The current invention exploits a class of devices that produce spatially and/or spectrally encoded imagery or point signals by first dispersing the light from a distant scene, encoding the light using a mask that selects specific combinations of wavelengths and/or spatial positions, and then recombining the light on a detector that records the encoded polychromatic signal. Such devices often make use of a programmable spatial light modulator to create a signal-encoding mask. The programmable modulator provides the ability to encode arbitrary spatial or spectral patterns on each resolution element, and vary those patterns temporally. The patterns can be used to generate specific and highly complex spatial or spectral band passes on an image.

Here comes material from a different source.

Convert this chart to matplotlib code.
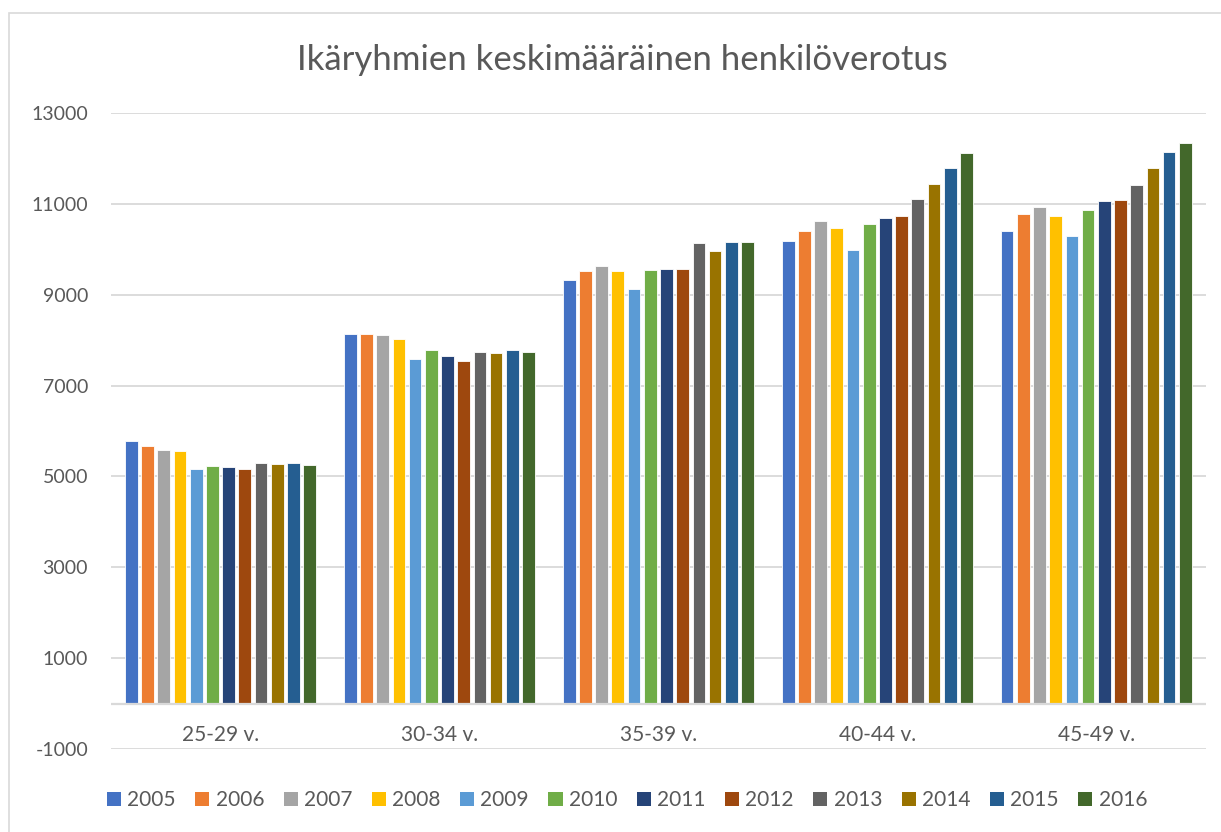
import matplotlib
matplotlib.use("Agg")
import matplotlib.pyplot as plt
import numpy as np
from matplotlib.patches import Rectangle, Patch

categories = ["25-29 v.", "30-34 v.", "35-39 v.", "40-44 v.", "45-49 v."]
years = ["2005", "2006", "2007", "2008", "2009", "2010",
         "2011", "2012", "2013", "2014", "2015", "2016"]
v2005 = [5790, 8143, 9321, 10187, 10391]
v2006 = [5668, 8136, 9512, 10407, 10765]
v2007 = [5587, 8107, 9622, 10626, 10927]
v2008 = [5558, 8020, 9512, 10457, 10721]
v2009 = [5162, 7587, 9123, 9989, 10282]
v2010 = [5235, 7778, 9549, 10545, 10853]
v2011 = [5213, 7646, 9563, 10692, 11051]
v2012 = [5162, 7549, 9563, 10721, 11073]
v2013 = [5286, 7734, 10134, 11099, 11411]
v2014 = [5272, 7719, 9958, 11433, 11780]
v2015 = [5301, 7778, 10149, 11791, 12125]
v2016 = [5242, 7734, 10165, 12106, 12326]
series = [v2005, v2006, v2007, v2008, v2009, v2010,
          v2011, v2012, v2013, v2014, v2015, v2016]
colors = ["#4472C4", "#ED7D31", "#A5A5A5", "#FFC000", "#5B9BD5", "#70AD47",
          "#264478", "#9E480E", "#636363", "#997300", "#255E91", "#43682B"]

plt.rcParams['font.family'] = ['Lato', 'DejaVu Sans']
W, H = 1221, 832
fig = plt.figure(figsize=(W / 100, H / 100), dpi=100)
fig.patch.set_facecolor("white")

# chart border (left and top visible)
fig.add_artist(Rectangle((9 / W, -0.1), 1.2, (H - 13) / H + 0.1,
                         transform=fig.transFigure, fill=False,
                         edgecolor="#d9d9d9", linewidth=1.2))

left, right = 111 / W, 1205.7 / W
bottom, top = 1 - 749.3 / H, 1 - 112.7 / H
ax = fig.add_axes([left, bottom, right - left, top - bottom])

n = len(series)
pitch = 0.074
width = 0.058
x = np.arange(len(categories))
for i, (vals, c) in enumerate(zip(series, colors)):
    offs = (i - (n - 1) / 2) * pitch
    ax.bar(x + offs, vals, width=width, color=c, edgecolor="white",
           linewidth=0.6, zorder=3, label=years[i])

ax.set_xlim(-0.5, len(categories) - 0.5)
ax.set_ylim(-1000, 13000)
ax.set_yticks(np.arange(-1000, 13001, 2000))
ax.set_yticklabels([str(v) for v in range(-1000, 13001, 2000)])
ax.set_xticks([])
ax.tick_params(axis='y', length=0, labelsize=14, labelcolor="#595959", pad=16.5)
for s in ax.spines.values():
    s.set_visible(False)
ax.grid(axis='y', color="#d9d9d9", linewidth=1.3, zorder=0)
ax.axhline(0, color="#d9d9d9", linewidth=1.6, zorder=4)
ax.set_facecolor("white")

for xi, cat in zip(x, categories):
    ax.text(xi, -690, cat, ha='center', va='center', fontsize=15,
            color="#595959")

fig.text(622 / W, 1 - 60 / H, "Ikäryhmien keskimääräinen henkilöverotus",
         ha='center', va='center', fontsize=25, color="#595959")

handles = [Patch(facecolor=c, edgecolor='none') for c in colors]
fig.legend(handles, years, loc='center', bbox_to_anchor=(627 / W, 1 - 800 / H),
           ncol=12, frameon=False, fontsize=15, labelcolor="#595959",
           handlelength=0.68, handleheight=0.68, handletextpad=0.3,
           columnspacing=0.93, borderaxespad=0)

fig.savefig("out.png", dpi=100, facecolor="white")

Spectra can then be obtained by cycling the system through a sequence of spectral band passes. Spatial imagery can be obtained by encoding for different spatial elements of the dispersed image, and collected either temporally on a point detector, or simultaneously with a detector array.
Examples of such signal encoders are described in Goldstein et al. (U.S. Pat. No. 7,324,196), which describes three hardware implementations using a single point detector or detector array along with a digital micromirror device (DMD) to provide addressable spatial and spectral band selection. Sweatt et al. (U.S. Pat. No. 6,504,943) employ an input slit and linear array detectors to encode a spectral pass band on a pair of one-dimensional images. Tague (U.S. Pat. No. 5,923,036), MacKentry (1999) [MacKentry, J. W. and the NGST-MOS Study Team. “NGST-MOS A Multi-Object Spectrometer using Micro Mirror Arrays Final Report of the NGST-MOS Pre-Phase A Science Instrument Study of the NGST Project” Final Report NASA contract NAS5-98167 (1999)], Gentry (U.S. Pat. No. 6,996,292), and Fateley (U.S. Pat. No. 6,859,275) teach methods of spatial-spectral imaging in which a spatial light modulator is used to define the input slit of a spectrograph, allowing either a single detector spectrograph or a one-dimensional imaging spectrograph to select different spatial elements of an input image for spectral analysis. Fateley (U.S. Pat. No. 6,859,275) also teaches a wide variety of devices using spatial-spectral information processing.
Many of the above-mentioned signal encoders can be used to perform spatial or spectral processing in hardware. This ability, which is often referred to as compressed sensing, allows the direct measurement of a spectral contrast signal, which relates to the level of target detection confidence, with optimum duty cycle. Goldstein et al teaches the application of a spectral template designed to identify a spectral feature that is characteristic of a specific object, liquid, gas, or scene condition. Sweatt et al. teaches the application of a wide variety of analog spectral filter functions using a DMD device and dividing the light between two detection legs, each with an independently controlled amplitude modulator. Both patents are specific to applications of a defined hardware configuration. Sweatt et al. teaches the application of a variety of analog filters, including matched filters, spectral basis functions, and projection operators, by applying the positive part of the filter function to one detection leg, and the negative part of the filter function to another detection leg. The current invention allows the implementation of any analog filter, using a single detection leg and using the spatial light modulator to perform both spatial selection and amplitude modulation.